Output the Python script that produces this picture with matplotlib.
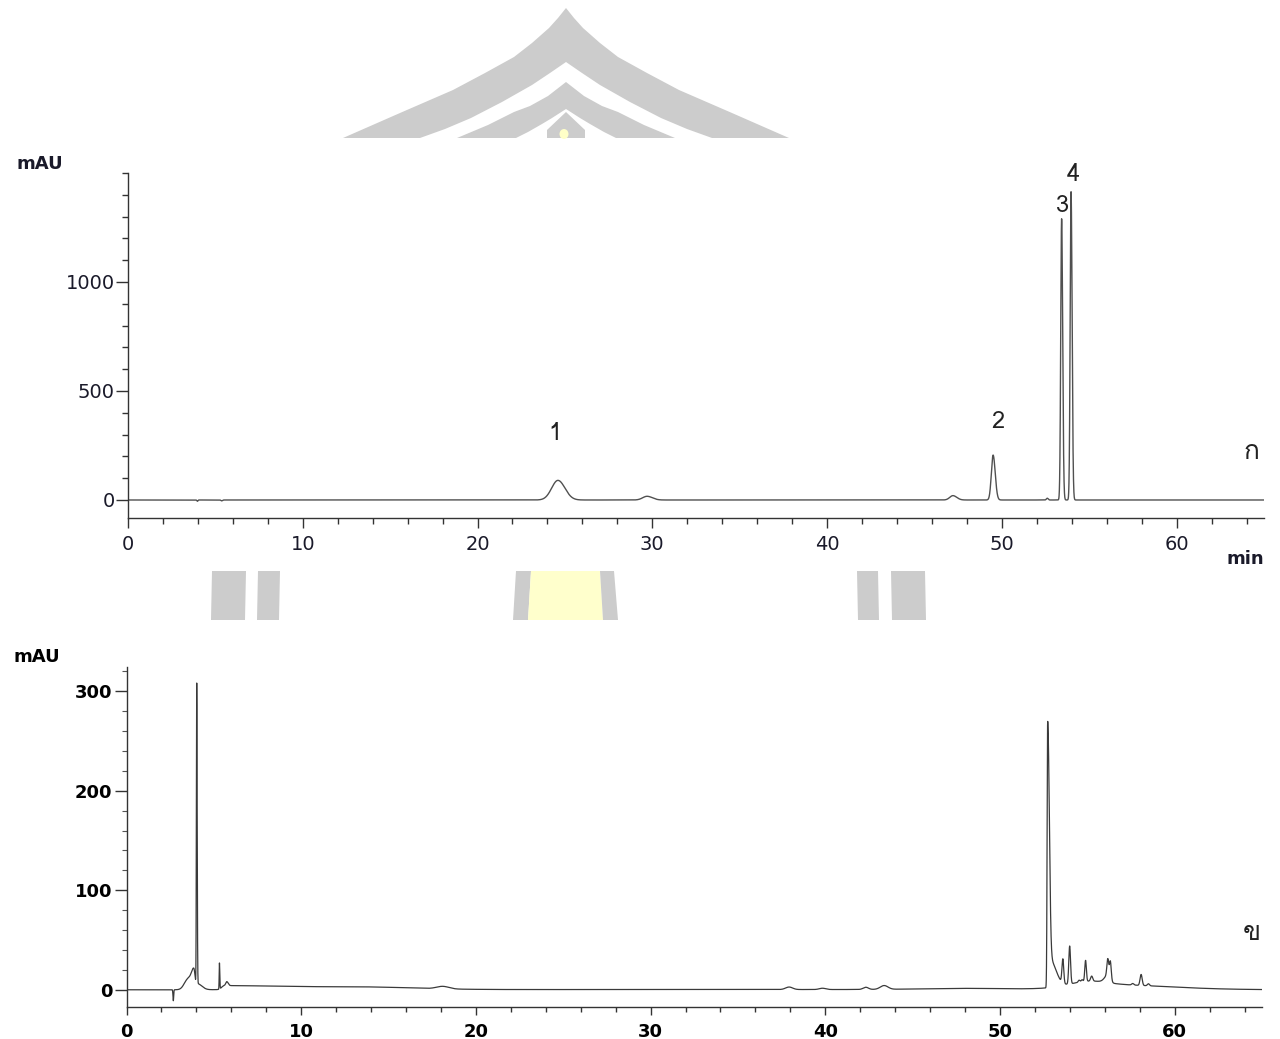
import numpy as np
import matplotlib
matplotlib.use("Agg")
import matplotlib.pyplot as plt
from matplotlib import font_manager
from matplotlib.ft2font import FT2Font
from matplotlib.patches import Polygon, Ellipse
from matplotlib.ticker import MultipleLocator, FixedLocator

# ---------------------------------------------------------------------------
# Chromatogram ก (standard mixture): peak retention time (min), height (mAU),
# leading and trailing peak widths (min)
std_rt     = [3.97, 5.36, 24.6, 29.7, 47.2, 49.5, 52.6, 53.42, 53.96]
std_height = [-6.0, -4.0, 90.0, 17.0, 20.0, 206.0, 8.0, 1290.0, 1414.0]
std_front  = [0.03, 0.04, 0.36, 0.25, 0.18, 0.10, 0.05, 0.05, 0.05]
std_back   = [0.03, 0.04, 0.40, 0.30, 0.22, 0.12, 0.05, 0.06, 0.06]

# numbered peaks of the standard and where their numbers sit (min, mAU)
std_labels   = ["1", "2", "3", "4"]
std_label_rt = [24.45, 49.75, 53.5, 54.1]
std_label_y  = [307, 358, 1353, 1491]

# Chromatogram ข (sample extract)
smp_rt     = [2.68, 3.5, 3.85, 4.02, 4.06, 5.32, 5.6, 5.74, 13.5, 18.1, 35.0,
              37.93, 39.84, 42.32, 43.37, 48.0,
              52.73, 52.85, 53.6, 53.99, 54.53, 54.7, 54.9, 55.0, 55.25,
              56.0, 56.2, 56.17, 56.32, 57.6, 58.08, 58.5]
smp_height = [-11.0, 10.0, 21.0, 304.0, 6.0, 26.0, 4.0, 4.0, 2.5, 2.5, 0.8,
              2.5, 1.3, 2.2, 3.8, 1.2,
              265.0, 28.0, 24.0, 38.0, 2.0, 2.0, 21.0, 4.0, 5.0,
              5.0, 8.0, 16.0, 17.0, 1.5, 11.0, 2.0]
smp_front  = [0.02, 0.20, 0.15, 0.02, 0.02, 0.015, 0.15, 0.06, 3.0, 0.35, 40.0,
              0.20, 0.18, 0.15, 0.22, 2.5,
              0.03, 0.05, 0.05, 0.05, 0.05, 0.05, 0.045, 1.0, 0.06,
              2.0, 0.20, 0.05, 0.05, 0.06, 0.06, 0.06]
smp_back   = [0.02, 0.15, 0.08, 0.025, 0.25, 0.02, 3.5, 0.08, 3.0, 0.35, 40.0,
              0.20, 0.18, 0.15, 0.22, 2.5,
              0.09, 0.35, 0.05, 0.05, 0.05, 0.05, 0.045, 1.0, 0.06,
              3.5, 0.12, 0.05, 0.05, 0.06, 0.06, 0.06]

panel_names = ["ก", "ข"]

std_yticks = [0, 500, 1000]
smp_yticks = [0, 100, 200, 300]
x_ticks_major = 10
x_ticks_minor = 2


def signal(t, rt, height, front, back):
    """Sum of split-Gaussian peaks evaluated on the time grid t."""
    y = np.zeros_like(t)
    for r, a, sf, sb in zip(rt, height, front, back):
        s = np.where(t < r, sf, sb)
        y += a * np.exp(-0.5 * ((t - r) / s) ** 2)
    return y


def family_for(ch, fallback="DejaVu Sans"):
    """First installed font family that has a glyph for ch."""
    for f in font_manager.fontManager.ttflist:
        try:
            if FT2Font(f.fname).get_char_index(ord(ch)):
                return f.name
        except Exception:
            continue
    return fallback


thai_family = family_for("ก")

t = np.linspace(0, 65, 26001)
y_std = signal(t, std_rt, std_height, std_front, std_back)
y_smp = signal(t, smp_rt, smp_height, smp_front, smp_back)

W, H = 1280, 1039
fig = plt.figure(figsize=(W / 100, H / 100), dpi=100)
fig.patch.set_facecolor("white")


def fx(px):
    return px / W


def fy(py):
    return 1 - py / H


# --- faint emblem behind the figure -------------------------------------------
grey = "#cccccc"
cx = 566


def mirror(pts):
    return [(2 * cx - x, y) for x, y in pts]


def band(outer_left, inner_left):
    pts = outer_left[::-1] + mirror(outer_left)[1:] + mirror(inner_left)[::-1] + inner_left[1:]
    return [(fx(x), fy(y)) for x, y in pts]


outer_a = [(566, 8), (558, 18), (549, 28), (532, 43), (514, 57), (485, 73),
           (453, 90), (400, 113), (343, 138)]
inner_a = [(566, 62), (550, 73), (532, 85), (502, 102), (471, 118), (445, 129), (420, 138)]
outer_b = [(566, 82), (548, 96), (530, 106), (514, 112), (488, 125), (457, 138)]
inner_b = [(566, 109), (552, 118), (542, 124), (528, 132), (516, 138)]
for o, i in ((outer_a, inner_a), (outer_b, inner_b)):
    fig.add_artist(Polygon(band(o, i), closed=True, facecolor=grey, edgecolor="none",
                           transform=fig.transFigure, zorder=0))
core = [(566, 112), (547, 130), (547, 138), (585, 138), (585, 130)]
fig.add_artist(Polygon([(fx(x), fy(y)) for x, y in core], closed=True, facecolor=grey,
                       edgecolor="none", transform=fig.transFigure, zorder=0))
fig.add_artist(Ellipse((fx(564), fy(134)), 9 / W, 10 / H, facecolor="#ffffc8",
                       edgecolor="none", transform=fig.transFigure, zorder=0))

pillars = [
    ([(212, 571), (246, 571), (245, 620), (211, 620)], grey),
    ([(258, 571), (280, 571), (279, 620), (257, 620)], grey),
    ([(516, 571), (531, 571), (528, 620), (513, 620)], grey),
    ([(531, 571), (600, 571), (603, 620), (528, 620)], "#ffffcc"),
    ([(600, 571), (614, 571), (618, 620), (603, 620)], grey),
    ([(857, 571), (878, 571), (879, 620), (858, 620)], grey),
    ([(891, 571), (925, 571), (926, 620), (892, 620)], grey),
]
for pts, col in pillars:
    fig.add_artist(Polygon([(fx(x), fy(y)) for x, y in pts], closed=True, facecolor=col,
                           edgecolor="none", transform=fig.transFigure, zorder=0))

# --- axes ---------------------------------------------------------------------
ax1 = fig.add_axes([fx(128), fy(518.3), fx(1264 - 128), (518.3 - 173) / H])
ax2 = fig.add_axes([fx(126.5), fy(1007.3), fx(1262 - 126.5), (1007.3 - 666.7) / H])

for ax in (ax1, ax2):
    ax.set_facecolor("none")
    ax.spines[["top", "right"]].set_visible(False)
    for side in ("left", "bottom"):
        ax.spines[side].set_color("#333333")
        ax.spines[side].set_linewidth(1.0)
    ax.set_xlim(0, 65)
    ax.xaxis.set_major_locator(MultipleLocator(x_ticks_major))
    ax.xaxis.set_minor_locator(MultipleLocator(x_ticks_minor))

ax1.plot(t, y_std, color="#505050", lw=1.0)
ax1.set_ylim(-84, 1500)
ax1.yaxis.set_major_locator(FixedLocator(std_yticks))
ax1.yaxis.set_minor_locator(MultipleLocator(100))
ax1.tick_params(axis="x", which="major", length=7, width=1, pad=5, labelsize=14,
                colors="#333333", labelcolor="#1a1a2a")
ax1.tick_params(axis="x", which="minor", length=4.5, width=1, colors="#333333")
ax1.tick_params(axis="y", which="major", length=9, width=1, pad=0.5, labelsize=14,
                colors="#333333", labelcolor="#1a1a2a")
ax1.tick_params(axis="y", which="minor", length=4.5, width=1, colors="#333333")

ax2.plot(t, y_smp, color="#3a3a3a", lw=0.9)
ax2.set_ylim(-17, 324)
ax2.yaxis.set_major_locator(FixedLocator(smp_yticks))
ax2.yaxis.set_minor_locator(MultipleLocator(20))
ax2.tick_params(axis="x", which="major", length=6, width=1, pad=5, labelsize=13,
                colors="#333333", labelcolor="black")
ax2.tick_params(axis="x", which="minor", length=3.5, width=1, colors="#333333")
ax2.tick_params(axis="y", which="major", length=9, width=1, pad=1, labelsize=13,
                colors="#333333", labelcolor="black")
ax2.tick_params(axis="y", which="minor", length=3.5, width=0.8, colors="#555555")
for lab in ax2.get_xticklabels() + ax2.get_yticklabels():
    lab.set_fontweight("bold")

# unit labels
fig.text(fx(39.5), fy(164), "mAU", ha="center", va="center", fontsize=13,
         fontweight="bold", color="#1a1a2a")
fig.text(fx(37), fy(656.5), "mAU", ha="center", va="center", fontsize=13,
         fontweight="bold", color="black")
fig.text(fx(1245), fy(559.5), "min", ha="center", va="center", fontsize=13,
         fontweight="bold", color="#1a1a2a")

# peak numbers
for lab, lx, ly in zip(std_labels, std_label_rt, std_label_y):
    ax1.text(lx, ly, lab, ha="center", va="center", fontsize=17,
             family=[thai_family, "DejaVu Sans"], color="#222222")

# panel letters
ax1.text(64.3, 220, panel_names[0], ha="center", va="center", fontsize=19,
         family=[thai_family, "DejaVu Sans"], color="#222222")
ax2.text(64.4, 57, panel_names[1], ha="center", va="center", fontsize=19,
         family=[thai_family, "DejaVu Sans"], color="#222222")

fig.savefig("out.png", dpi=100, facecolor="white")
::::::
→ **OBJECTIVE**: Look for lines containing the string "that" and copy them all.

→ **RESULT FOR THIS TASK**:
Output the Python script that produces this picture with matplotlib.
    """First installed font family that has a glyph for ch."""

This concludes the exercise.